Sam rose from his desk and came to stand next to me. He put an arm around my shoulders and I leaned into him. Just the warmth of his human body and the fact that he showed no fear of me was comforting. I sighed, thinking that maybe it was this human contact that I missed in Mitch. Even as it crossed my mind, the disloyalty and the inherent betrayal in the thought distressed me. I loved Mitch, he was my mate, my lover, my husband. And if now he was something other than he used to be, I knew fully where the blame rested. “Damn.”
“Deirdre,” Sam moved away from me, seeming embarrassed by our physical contact, “I’d like to help you.
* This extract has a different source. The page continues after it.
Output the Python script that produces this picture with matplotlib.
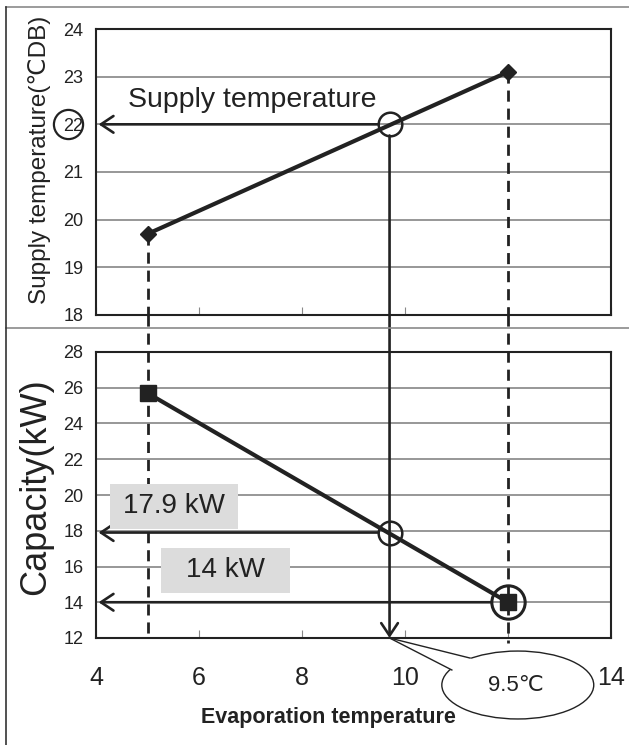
import matplotlib
matplotlib.use("Agg")
import matplotlib.pyplot as plt
from matplotlib.lines import Line2D
from matplotlib.patches import ConnectionPatch, Ellipse, Polygon, Rectangle

plt.rcParams["font.family"] = ["Liberation Sans", "DejaVu Sans"]

# evaporation temperature (°C) at the two rated points
evap = [5, 12]
supply_temp = [19.7, 23.1]
capacity = [25.7, 14.0]

# read-off values
evap_read = 9.7
supply_read = 22.0
capacity_read = 17.9
capacity_rated = 14.0

x_ticks = [4, 6, 8, 10, 12, 14]
x_labels = ["4", "6", "8", "10", "", "14"]
supply_ticks = [18, 19, 20, 21, 22, 23, 24]
capacity_ticks = [12, 14, 16, 18, 20, 22, 24, 26, 28]

W, H = 629, 745
fig = plt.figure(figsize=(W / 100, H / 100), dpi=100)


def fx(px):
    return px / W


def fy(py):
    return 1 - py / H


ax1 = fig.add_axes([fx(96), fy(315), fx(611) - fx(96), fy(29) - fy(315)])
ax2 = fig.add_axes([fx(96), fy(638), fx(611) - fx(96), fy(352) - fy(638)])

for ax, ticks in ((ax1, supply_ticks), (ax2, capacity_ticks)):
    ax.set_xlim(4, 14)
    ax.set_ylim(ticks[0], ticks[-1])
    ax.set_yticks(ticks)
    ax.set_xticks(x_ticks, x_labels)
    ax.grid(axis="y", color="#7a7a7a", linewidth=1.1)
    ax.tick_params(axis="y", length=0, pad=9, labelsize=13, colors="#222")
    ax.tick_params(axis="x", direction="in", length=6, width=0.8,
                   color="#888", labelsize=18, pad=20, labelcolor="#222")
    for s in ax.spines.values():
        s.set_color("#222")
        s.set_linewidth(1.5)
    ax.set_axisbelow(True)

ax1.tick_params(axis="x", labelbottom=False)

arrow = "->,head_length=0.45,head_width=0.3"
dash = dict(color="#222", lw=2.0, linestyle=(0, (4, 2.5)), clip_on=False,
            zorder=3)

# dashed drop lines from both rated points; the part below the upper
# panel reaches through the gap into the lower panel
gap = 37 / 286 * 16  # gap between the panels, in capacity units
for xv, yv, y_end in ((evap[0], supply_temp[0], 12.15),
                      (evap[1], supply_temp[1], 11.7)):
    ax1.plot([xv, xv], [yv, 18], **dash)
    ax2.plot([xv, xv], [28 + gap, y_end], **dash)

# supply temperature line
ax1.plot(evap, supply_temp, color="#222", linewidth=3, marker="D",
         markersize=8, zorder=4)
ax1.plot(evap_read, supply_read, marker="o", markersize=17, mfc="none",
         mec="#222", mew=1.8, zorder=5)
ax1.annotate("", xy=(4.05, supply_read), xytext=(evap_read, supply_read),
             arrowprops=dict(arrowstyle=arrow, color="#222", lw=1.9,
                             mutation_scale=20, shrinkA=8, shrinkB=0),
             zorder=4)
ax1.text(4.62, 22.52, "Supply temperature", fontsize=20.5, color="#222",
         va="center", ha="left")
# ring around the 22 tick label
ax1.plot(3.45, supply_read, marker="o", markersize=21, mfc="none",
         mec="#222", mew=1.6, clip_on=False, zorder=6)

# capacity line
ax2.plot(evap, capacity, color="#222", linewidth=3, marker="s",
         markersize=12, zorder=4)
ax2.plot(evap_read, capacity_read, marker="o", markersize=17, mfc="none",
         mec="#222", mew=1.8, zorder=5)
ax2.plot(evap[1], capacity_rated, marker="o", markersize=24, mfc="none",
         mec="#222", mew=2.2, zorder=5)
for x0, yv, shrink in ((evap_read, capacity_read, 8),
                       (evap[1], capacity_rated, 12)):
    ax2.annotate("", xy=(4.05, yv), xytext=(x0, yv),
                 arrowprops=dict(arrowstyle=arrow, color="#222", lw=1.9,
                                 mutation_scale=20, shrinkA=shrink,
                                 shrinkB=0), zorder=4)

# grey label boxes
ax2.add_patch(Rectangle((4.27, 18.1), 2.49, 2.52, facecolor="#dcdcdc",
                        edgecolor="none", zorder=5))
ax2.text(5.51, 19.38, f"{capacity_read} kW", fontsize=20, color="#222",
         ha="center", va="center", zorder=6)
ax2.add_patch(Rectangle((5.26, 14.52), 2.51, 2.51, facecolor="#dcdcdc",
                        edgecolor="none", zorder=5))
ax2.text(6.51, 15.8, f"{capacity_rated:g} kW", fontsize=20, color="#222",
         ha="center", va="center", zorder=6)

# reading line running down across both panels
fig.add_artist(ConnectionPatch(
    xyA=(evap_read, supply_read), coordsA=ax1.transData,
    xyB=(evap_read, 12), coordsB=ax2.transData,
    arrowstyle=arrow, mutation_scale=20,
    color="#222", lw=1.9, shrinkA=8, shrinkB=0))

# callout bubble for the evaporation temperature
tip = (evap_read, 12)
p1 = (11.26, 10.88)
p2 = (10.91, 10.21)
ax2.add_patch(Ellipse((12.19, 9.37), 2.95, 3.8, facecolor="white",
                      edgecolor="#222", lw=1.0, clip_on=False, zorder=7))
ax2.add_patch(Polygon([tip, p1, (11.6, 10.4), p2], closed=True,
                      facecolor="white", edgecolor="none",
                      clip_on=False, zorder=7.5))
for p in (p1, p2):
    ax2.add_line(Line2D([tip[0], p[0]], [tip[1], p[1]], color="#222",
                        lw=1.0, clip_on=False, zorder=8))
ax2.text(12.15, 9.35, "9.5℃", fontsize=16, color="#222", ha="center",
         va="center", zorder=9)

# axis titles
fig.text(fx(40), fy(160), "Supply temperature(℃DB)", rotation=90,
         fontsize=17.5, color="#222", ha="center", va="center")
fig.text(fx(36), fy(487), "Capacity(kW)", rotation=90, fontsize=26,
         color="#222", ha="center", va="center")
fig.text(fx(328), fy(717), "Evaporation temperature", fontsize=15.5,
         fontweight="bold", color="#222", ha="center", va="center")

# outer frame lines
fig.add_artist(Line2D([fx(6), 1], [fy(7), fy(7)], color="#8a8a8a", lw=1.2))
fig.add_artist(Line2D([fx(6), 1], [fy(328), fy(328)], color="#8a8a8a", lw=1.2))
fig.add_artist(Line2D([fx(6), fx(6)], [fy(7), 0], color="#333", lw=1.2))

fig.savefig("out.png", dpi=100)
I really would. But I don’t quite know what to say, what to do.” He gave a small laugh. “All of this is just a little out of my area of expertise.”
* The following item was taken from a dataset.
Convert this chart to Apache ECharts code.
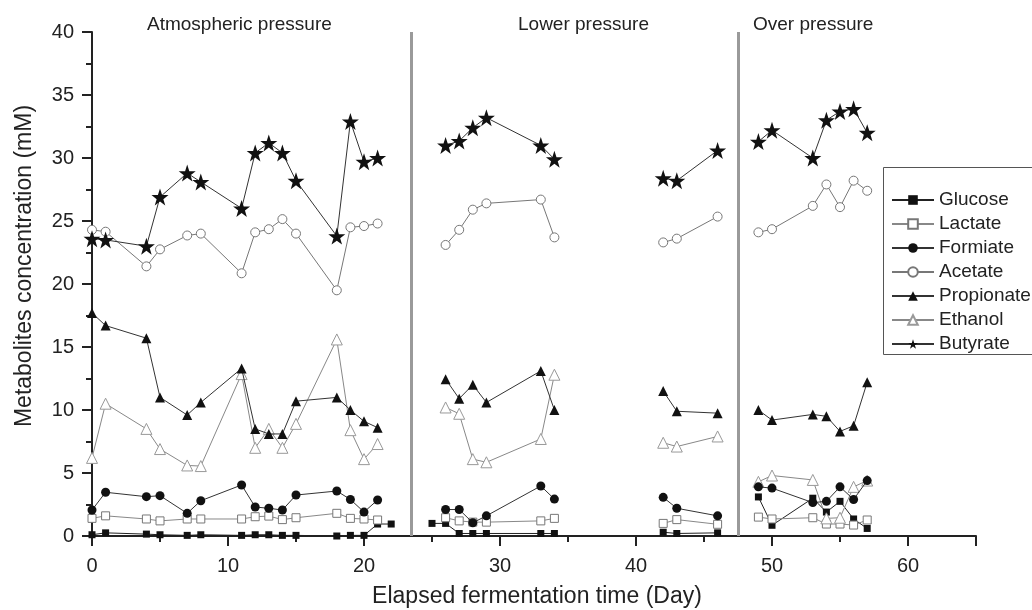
<!DOCTYPE html>
<html><head><meta charset="utf-8">
<script src="https://cdn.jsdelivr.net/npm/echarts@6/dist/echarts.min.js"></script>
<style>html,body{margin:0;padding:0;background:#fff}#c{width:1032px;height:610px}</style>
</head><body><div id="c"></div>
<script>
// Elapsed fermentation time (days)
const days = [0,1,4,5,7,8,11,12,13,14,15,18,19,20,21,22, 25,26,27,28,29,33,34, 42,43,46, 49,50,53,54,55,56,57];
const glucose    = [0.1,0.25,0.15,0.1,0.05,0.1,0.05,0.1,0.1,0.05,0.05,0.0,0.05,0.05,0.95,0.95, 1.0,1.0,0.2,0.2,0.2,0.2,0.2, 0.3,0.2,0.25, 3.1,0.85,3.0,1.9,2.75,1.35,0.6];
const lactate    = [1.4,1.6,1.35,1.2,1.35,1.35,1.35,1.53,1.58,1.3,1.45,1.8,1.4,1.35,1.27,null, null,1.45,1.2,1.1,1.1,1.2,1.4, 1.0,1.3,0.93, 1.5,1.35,1.45,0.95,0.95,0.87,1.27];
const formiate   = [2.06,3.47,3.12,3.2,1.8,2.8,4.05,2.3,2.2,2.06,3.25,3.57,2.9,1.9,2.86,null, null,2.1,2.1,1.05,1.6,3.97,2.93, 3.07,2.2,1.6, 3.9,3.8,2.65,2.75,3.9,2.9,4.4];
const acetate    = [24.3,24.15,21.4,22.75,23.85,24.0,20.85,24.1,24.35,25.15,24.0,19.5,24.5,24.6,24.8,null, null,23.1,24.3,25.9,26.4,26.7,23.7, 23.3,23.6,25.35, 24.1,24.35,26.2,27.9,26.1,28.2,27.4];
const propionate = [17.7,16.7,15.7,11.0,9.6,10.6,13.3,8.5,8.1,8.1,10.7,11.0,10.0,9.1,8.6,null, null,12.45,10.9,12.0,10.6,13.1,10.0, 11.5,9.9,9.75, 10.0,9.2,9.65,9.5,8.3,8.75,12.2];
const ethanol    = [6.2,10.5,8.5,6.9,5.6,5.55,12.85,7.0,8.5,7.0,8.9,15.6,8.4,6.1,7.3,null, null,10.2,9.7,6.1,5.85,7.7,12.8, 7.4,7.1,7.9, 4.3,4.8,4.45,1.4,1.45,3.9,4.4];
const butyrate   = [23.6,23.5,23.0,26.9,28.8,28.1,26.0,30.4,31.2,30.4,28.2,23.8,32.9,29.7,30.0,null, null,31.0,31.35,32.4,33.2,31.0,29.9, 28.4,28.2,30.6, 31.3,32.2,30.0,33.0,33.7,33.9,32.0];

const seriesNames = ['Glucose','Lactate','Formiate','Acetate','Propionate','Ethanol','Butyrate'];
const sectionTitles = ['Atmospheric pressure','Lower pressure','Over pressure'];
const separators = [23.5, 47.5];
const breaks = [23.5, 38, 47.5];

const FONT = 'Liberation Sans, Arial, sans-serif';
const STAR = 'path://M50,0 L61.8,35.4 L97.6,35.4 L68.8,57.2 L79.4,92 L50,70.5 L20.6,92 L31.2,57.2 L2.4,35.4 L38.2,35.4 Z';

function build(vals){
  const out = [];
  for (let i = 0; i < days.length; i++) {
    if (i > 0 && breaks.some(b => days[i-1] < b && days[i] > b)) out.push([(days[i-1]+days[i])/2, '-']);
    out.push([days[i], vals[i] === null ? '-' : vals[i]]);
  }
  return out;
}
function ser(name, vals, symbol, size, fill, stroke, lineColor, z){
  return {
    name, type:'line', data: build(vals), symbol, symbolSize:size, showAllSymbol:true,
    connectNulls:false, z,
    itemStyle:{color:fill, borderColor:stroke, borderWidth: fill === '#fff' ? 1 : 0, opacity:1},
    lineStyle:{color:lineColor, width:1},
    emphasis:{disabled:true}
  };
}

const series = [
  ser(seriesNames[0], glucose, 'rect', 7, '#111', '#111', '#222', 3),
  ser(seriesNames[1], lactate, 'rect', 8, '#fff', '#777', '#888', 3),
  ser(seriesNames[2], formiate, 'circle', 9, '#111', '#111', '#333', 4),
  ser(seriesNames[3], acetate, 'circle', 9, '#fff', '#777', '#777', 3),
  ser(seriesNames[4], propionate, 'triangle', 10, '#111', '#111', '#333', 4),
  ser(seriesNames[5], ethanol, 'triangle', 11, '#fff', '#999', '#888', 3),
  ser(seriesNames[6], butyrate, STAR, 17, '#111', '#111', '#333', 5)
];
series[0].markLine = {
  silent:true, symbol:'none', animation:false,
  label:{show:false},
  lineStyle:{color:'#9a9a9a', width:3, type:'solid'},
  data: separators.map(v => ({xAxis:v}))
};

const chart = echarts.init(document.getElementById('c'));
chart.setOption({
  animation:false,
  backgroundColor:'#fff',
  textStyle:{fontFamily:FONT},
  grid:{left:92, right:56, top:32, bottom:74, containLabel:false},
  legend:{
    orient:'vertical', left:883, top:167,
    data: seriesNames,
    itemWidth:42, itemHeight:12, itemGap:4,
    padding:[23, 0, 0, 8],
    borderWidth:0,
    textStyle:{fontSize:19, color:'#222', fontFamily:FONT, lineHeight:20},
    selectedMode:false
  },
  xAxis:{
    type:'value', min:0, max:65, interval:10,
    axisLine:{show:true, lineStyle:{color:'#222', width:2}},
    axisTick:{show:true, inside:false, length:10, lineStyle:{color:'#222', width:2}},
    minorTick:{show:true, splitNumber:2, length:6, lineStyle:{color:'#222', width:2}},
    axisLabel:{fontSize:20, color:'#222', margin:20, fontFamily:FONT, showMaxLabel:false,
      formatter: v => (v % 10 === 0 ? String(v) : '')},
    splitLine:{show:false}
  },
  yAxis:{
    type:'value', min:0, max:40, interval:5,
    axisLine:{show:true, lineStyle:{color:'#222', width:2}},
    axisTick:{show:true, inside:false, length:10, lineStyle:{color:'#222', width:2}},
    minorTick:{show:true, splitNumber:2, length:6, lineStyle:{color:'#222', width:2}},
    axisLabel:{fontSize:20, color:'#222', margin:18, fontFamily:FONT},
    splitLine:{show:false}
  },
  graphic:[
    {type:'rect', left:883, top:167, z:-1, shape:{width:200, height:187},
      style:{fill:'#fff', stroke:'#555', lineWidth:1}},
    {type:'text', left:147, top:15, style:{text:sectionTitles[0], fontSize:19, fill:'#222', fontFamily:FONT}},
    {type:'text', left:518, top:15, style:{text:sectionTitles[1], fontSize:19, fill:'#222', fontFamily:FONT}},
    {type:'text', left:753, top:15, style:{text:sectionTitles[2], fontSize:19, fill:'#222', fontFamily:FONT}},
    {type:'text', x:25, y:266, rotation:Math.PI/2,
      style:{text:'Metabolites concentration (mM)', fontSize:23, fill:'#222', fontFamily:FONT, align:'center', verticalAlign:'middle'}},
    {type:'text', x:537, y:597,
      style:{text:'Elapsed fermentation time (Day)', fontSize:23, fill:'#222', fontFamily:FONT, align:'center', verticalAlign:'middle'}}
  ],
  series
});
</script></body></html>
“Yes, Sam, I know. Like I said, I’m not sure why I came here tonight.”
“You already answered that question yourself, you know. You needed someone to talk to, needed a friend.”
Friend? the bitter thought jumped to mind, this man is not a friend. I have no friends. This man is prey, nothing but blood for the taking. “Yes, well,” my voice trembled with the desperate strength of that thought and I felt a tingling in my jaws. “I must go. I’ll call you later, maybe we can all get together sometime, before Mitch and I leave.” I moved away from the window and quickly went to the door.
“But you can’t be leaving so soon. You just got here.”
“Our work here is practically done, Sam, now that Larry is in Cadre custody. I need only stand for his trial. And there are too many painful memories in this city for me now, too much death, too much guilt.”
“But none of that is your doing, you should know that.”
I gave him a hard look as I opened the door. “I only wish that were true, Sam.” Then I hurried down the hall and moved out into the streets.
I couldn’t return to Cadre headquarters, not while it was still night; couldn’t lock myself into the tomblike room Mitch and I had been assigned. Just the thought of it made me shudder, made me want to run screaming down the streets. I felt confined, pent-up, suffocated. Hungry. The human scent of Sam still lingered in my nostrils. Oh, God, I was so hungry. I wanted to live the word, wanted to glut myself on blood, any blood. And as that thought took hold, so did the hunger, a blinding, burning-red wall that loomed before me, cutting me off from the rest of the world. There was, at that moment, no one who loved me and no one whom I loved. Nothing existed but a raging hunger, gnawing my stomach, and the hot wild visions of teeth tearing flesh.
I stopped dead in the middle of the sidewalk, forcing the crowd of evening pedestrians to swear and part around me. My eyes were closed, fists clenched so tightly that my nails dug deeply into the flesh of my palms. I centered on the pain, smelled the rich warm scent of blood dripping onto the concrete under my feet.
Concrete, I thought scornfully, what business did I have here, in this city, surrounded by concrete and glass and steel? A hunter was what I was: predator and creature of the night. I craved clear night skies and wide forests to run, with wild, swift and velvet-skinned prey to pursue through the evening shadows. Not puny humans with their pitiful limbs and tamed blood.